(Figure scripts)
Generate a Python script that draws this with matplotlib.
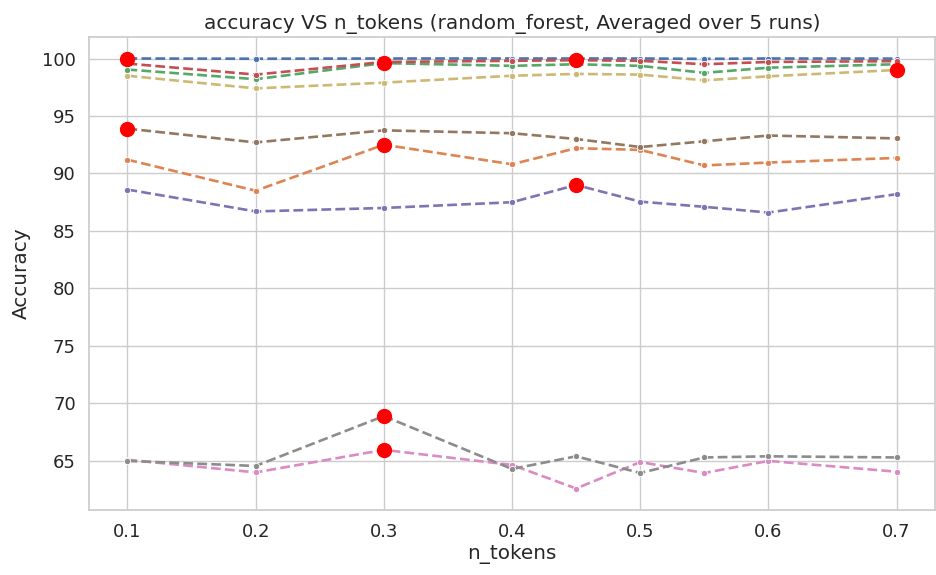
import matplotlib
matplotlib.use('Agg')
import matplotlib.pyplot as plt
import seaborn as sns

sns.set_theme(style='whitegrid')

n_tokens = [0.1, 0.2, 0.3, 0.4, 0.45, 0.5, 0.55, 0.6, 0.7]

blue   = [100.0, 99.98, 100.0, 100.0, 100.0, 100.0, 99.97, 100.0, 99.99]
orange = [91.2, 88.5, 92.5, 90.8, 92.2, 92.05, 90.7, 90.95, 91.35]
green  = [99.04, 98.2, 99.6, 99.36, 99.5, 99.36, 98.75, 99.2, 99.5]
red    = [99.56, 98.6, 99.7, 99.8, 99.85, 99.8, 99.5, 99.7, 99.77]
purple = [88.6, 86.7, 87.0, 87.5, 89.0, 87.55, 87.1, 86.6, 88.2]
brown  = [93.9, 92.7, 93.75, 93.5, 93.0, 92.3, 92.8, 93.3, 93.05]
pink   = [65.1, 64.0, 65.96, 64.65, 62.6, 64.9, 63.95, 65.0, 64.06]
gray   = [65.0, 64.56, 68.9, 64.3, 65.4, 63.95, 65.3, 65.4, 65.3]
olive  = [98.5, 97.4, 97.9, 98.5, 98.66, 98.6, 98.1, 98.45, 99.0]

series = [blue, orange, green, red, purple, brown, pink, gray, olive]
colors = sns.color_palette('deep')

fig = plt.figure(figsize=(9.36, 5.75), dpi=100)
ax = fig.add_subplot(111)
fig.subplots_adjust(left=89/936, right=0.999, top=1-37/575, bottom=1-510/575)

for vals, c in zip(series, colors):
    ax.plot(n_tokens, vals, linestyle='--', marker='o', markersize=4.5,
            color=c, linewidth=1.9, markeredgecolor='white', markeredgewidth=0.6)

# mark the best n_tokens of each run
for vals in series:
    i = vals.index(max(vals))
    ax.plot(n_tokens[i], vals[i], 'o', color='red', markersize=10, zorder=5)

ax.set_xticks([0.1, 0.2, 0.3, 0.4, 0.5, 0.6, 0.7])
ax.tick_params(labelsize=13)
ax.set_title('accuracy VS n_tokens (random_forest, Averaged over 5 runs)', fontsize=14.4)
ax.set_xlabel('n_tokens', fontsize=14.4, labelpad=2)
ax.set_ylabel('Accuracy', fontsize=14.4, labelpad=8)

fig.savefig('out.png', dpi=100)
...
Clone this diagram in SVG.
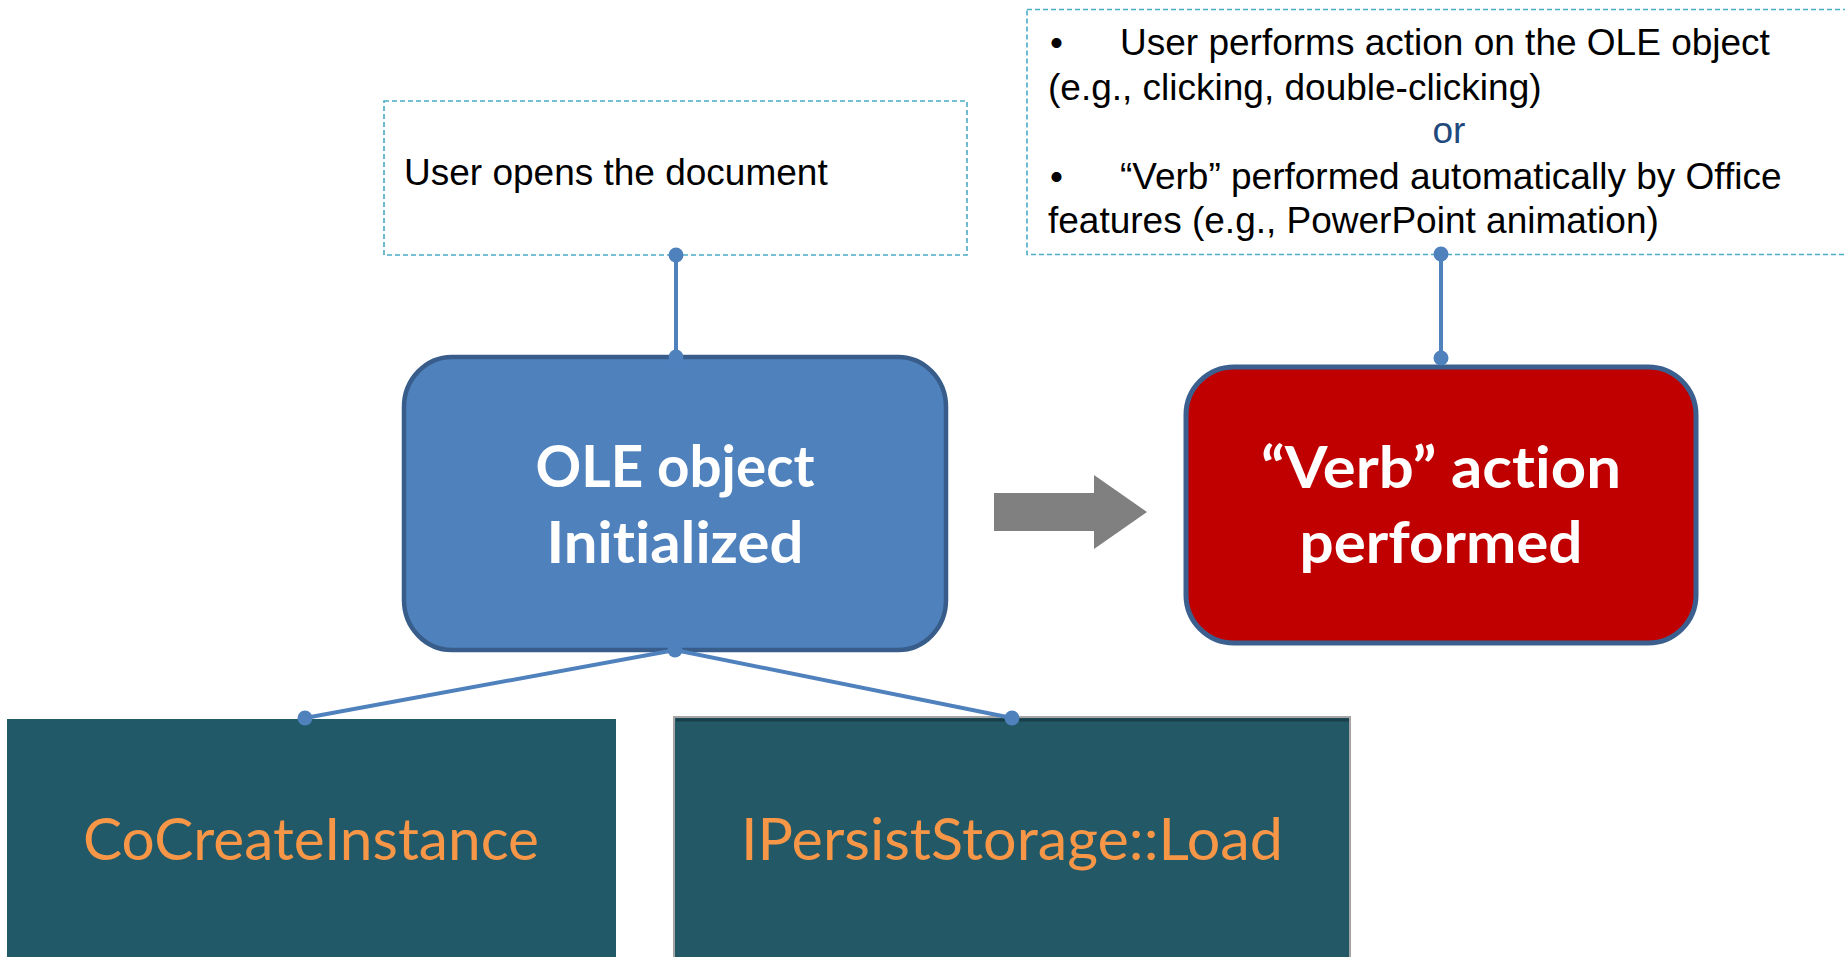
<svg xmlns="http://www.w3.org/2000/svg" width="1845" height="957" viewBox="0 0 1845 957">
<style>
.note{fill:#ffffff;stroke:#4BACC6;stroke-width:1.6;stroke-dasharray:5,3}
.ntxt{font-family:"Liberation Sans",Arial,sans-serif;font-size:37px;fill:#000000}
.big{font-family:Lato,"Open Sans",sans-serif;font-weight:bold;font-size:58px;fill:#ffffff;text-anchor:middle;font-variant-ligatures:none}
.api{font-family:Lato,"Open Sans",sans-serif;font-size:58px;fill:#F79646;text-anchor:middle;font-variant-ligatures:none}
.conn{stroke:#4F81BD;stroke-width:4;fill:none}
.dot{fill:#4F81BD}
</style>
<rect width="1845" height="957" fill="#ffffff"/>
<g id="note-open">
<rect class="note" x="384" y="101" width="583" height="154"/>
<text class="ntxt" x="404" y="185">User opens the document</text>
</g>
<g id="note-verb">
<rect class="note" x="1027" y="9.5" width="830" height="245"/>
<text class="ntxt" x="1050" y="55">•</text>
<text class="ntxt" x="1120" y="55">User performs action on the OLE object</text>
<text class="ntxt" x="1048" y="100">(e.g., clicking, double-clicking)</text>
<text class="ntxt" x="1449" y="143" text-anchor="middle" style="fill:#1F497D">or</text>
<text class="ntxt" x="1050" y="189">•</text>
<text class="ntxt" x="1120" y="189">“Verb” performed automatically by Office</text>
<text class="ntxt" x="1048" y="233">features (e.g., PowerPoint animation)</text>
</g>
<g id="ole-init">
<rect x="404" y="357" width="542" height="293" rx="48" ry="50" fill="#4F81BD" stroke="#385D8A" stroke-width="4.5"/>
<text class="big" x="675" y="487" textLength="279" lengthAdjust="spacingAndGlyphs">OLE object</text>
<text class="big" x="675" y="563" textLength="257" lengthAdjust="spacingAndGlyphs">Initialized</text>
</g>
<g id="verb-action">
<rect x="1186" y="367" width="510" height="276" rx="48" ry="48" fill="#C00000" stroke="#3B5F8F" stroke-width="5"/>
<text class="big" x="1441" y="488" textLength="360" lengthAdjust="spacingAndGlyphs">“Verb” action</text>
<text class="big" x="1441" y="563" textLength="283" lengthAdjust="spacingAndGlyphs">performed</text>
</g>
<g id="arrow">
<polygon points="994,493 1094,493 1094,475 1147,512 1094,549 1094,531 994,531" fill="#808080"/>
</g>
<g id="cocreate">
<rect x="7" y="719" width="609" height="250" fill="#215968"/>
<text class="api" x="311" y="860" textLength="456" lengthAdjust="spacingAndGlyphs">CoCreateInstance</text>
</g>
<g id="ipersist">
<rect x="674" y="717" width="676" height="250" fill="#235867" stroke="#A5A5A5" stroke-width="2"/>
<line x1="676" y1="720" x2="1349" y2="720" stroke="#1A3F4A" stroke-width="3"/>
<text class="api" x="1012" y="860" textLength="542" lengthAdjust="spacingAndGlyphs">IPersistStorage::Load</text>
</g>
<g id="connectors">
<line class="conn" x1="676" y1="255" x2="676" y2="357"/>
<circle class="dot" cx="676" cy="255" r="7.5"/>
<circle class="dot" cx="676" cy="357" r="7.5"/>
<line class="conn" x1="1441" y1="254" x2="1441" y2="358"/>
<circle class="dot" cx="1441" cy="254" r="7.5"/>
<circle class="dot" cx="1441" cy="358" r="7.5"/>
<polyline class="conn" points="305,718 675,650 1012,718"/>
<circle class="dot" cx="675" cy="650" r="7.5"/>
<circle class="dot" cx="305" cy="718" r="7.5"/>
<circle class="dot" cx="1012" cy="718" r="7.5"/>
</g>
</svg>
* * *
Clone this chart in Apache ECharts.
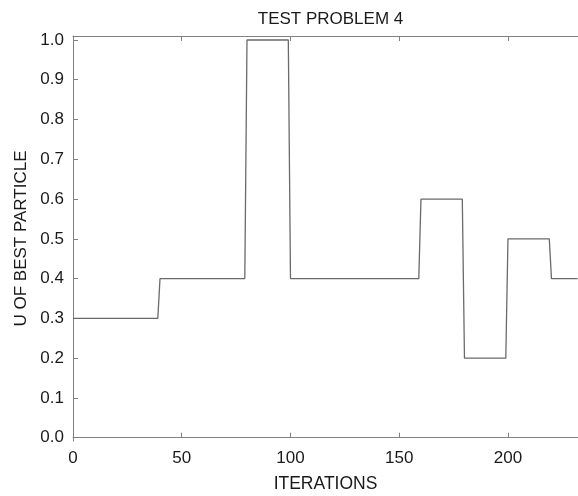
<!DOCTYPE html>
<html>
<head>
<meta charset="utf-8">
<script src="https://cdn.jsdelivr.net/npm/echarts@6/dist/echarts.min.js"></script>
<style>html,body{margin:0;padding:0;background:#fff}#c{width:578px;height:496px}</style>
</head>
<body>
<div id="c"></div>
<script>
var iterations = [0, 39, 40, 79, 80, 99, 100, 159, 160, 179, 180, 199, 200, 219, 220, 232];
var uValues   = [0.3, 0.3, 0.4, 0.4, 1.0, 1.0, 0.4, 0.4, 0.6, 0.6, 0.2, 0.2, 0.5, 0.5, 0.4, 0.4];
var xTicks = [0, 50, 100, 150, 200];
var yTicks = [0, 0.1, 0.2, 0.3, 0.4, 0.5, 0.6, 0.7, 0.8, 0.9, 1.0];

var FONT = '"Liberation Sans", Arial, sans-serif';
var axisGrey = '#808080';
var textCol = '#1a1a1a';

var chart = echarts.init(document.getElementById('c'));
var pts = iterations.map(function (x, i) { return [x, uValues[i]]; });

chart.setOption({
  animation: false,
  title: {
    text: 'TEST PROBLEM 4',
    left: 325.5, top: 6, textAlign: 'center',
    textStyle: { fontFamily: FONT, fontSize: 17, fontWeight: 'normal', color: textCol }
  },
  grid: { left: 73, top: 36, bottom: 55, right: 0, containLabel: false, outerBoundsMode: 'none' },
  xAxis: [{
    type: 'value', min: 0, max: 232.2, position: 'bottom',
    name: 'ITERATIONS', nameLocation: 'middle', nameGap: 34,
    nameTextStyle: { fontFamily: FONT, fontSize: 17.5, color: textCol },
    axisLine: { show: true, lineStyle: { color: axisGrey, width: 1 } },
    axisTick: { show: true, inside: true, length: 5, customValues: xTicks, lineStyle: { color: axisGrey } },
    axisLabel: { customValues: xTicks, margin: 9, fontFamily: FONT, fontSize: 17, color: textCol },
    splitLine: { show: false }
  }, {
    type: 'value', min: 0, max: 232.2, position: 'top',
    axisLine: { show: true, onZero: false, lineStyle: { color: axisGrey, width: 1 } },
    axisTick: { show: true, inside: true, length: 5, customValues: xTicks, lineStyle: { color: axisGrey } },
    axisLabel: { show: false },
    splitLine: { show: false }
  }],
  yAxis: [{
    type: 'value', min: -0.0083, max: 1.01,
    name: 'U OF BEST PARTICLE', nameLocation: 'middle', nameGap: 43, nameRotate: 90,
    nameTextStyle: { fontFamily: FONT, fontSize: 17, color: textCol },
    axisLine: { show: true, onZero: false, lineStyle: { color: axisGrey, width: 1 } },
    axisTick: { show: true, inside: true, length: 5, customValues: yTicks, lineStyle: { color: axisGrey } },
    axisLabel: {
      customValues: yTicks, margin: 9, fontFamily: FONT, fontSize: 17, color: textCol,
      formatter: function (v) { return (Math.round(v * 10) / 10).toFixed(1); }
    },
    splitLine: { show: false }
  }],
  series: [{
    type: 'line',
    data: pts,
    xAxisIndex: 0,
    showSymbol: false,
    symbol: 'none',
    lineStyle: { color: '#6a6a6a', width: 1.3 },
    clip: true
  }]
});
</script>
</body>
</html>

## Instruction
What's needed is an exact copy of the records above from the line containing "Clone this chart in Apache ECharts." down to the line containing "var textCol = '#1a1a1a';", both included, without any pictures.

## Exercise answer
Clone this chart in Apache ECharts.
<!DOCTYPE html>
<html>
<head>
<meta charset="utf-8">
<script src="https://cdn.jsdelivr.net/npm/echarts@6/dist/echarts.min.js"></script>
<style>html,body{margin:0;padding:0;background:#fff}#c{width:578px;height:496px}</style>
</head>
<body>
<div id="c"></div>
<script>
var iterations = [0, 39, 40, 79, 80, 99, 100, 159, 160, 179, 180, 199, 200, 219, 220, 232];
var uValues   = [0.3, 0.3, 0.4, 0.4, 1.0, 1.0, 0.4, 0.4, 0.6, 0.6, 0.2, 0.2, 0.5, 0.5, 0.4, 0.4];
var xTicks = [0, 50, 100, 150, 200];
var yTicks = [0, 0.1, 0.2, 0.3, 0.4, 0.5, 0.6, 0.7, 0.8, 0.9, 1.0];

var FONT = '"Liberation Sans", Arial, sans-serif';
var axisGrey = '#808080';
var textCol = '#1a1a1a';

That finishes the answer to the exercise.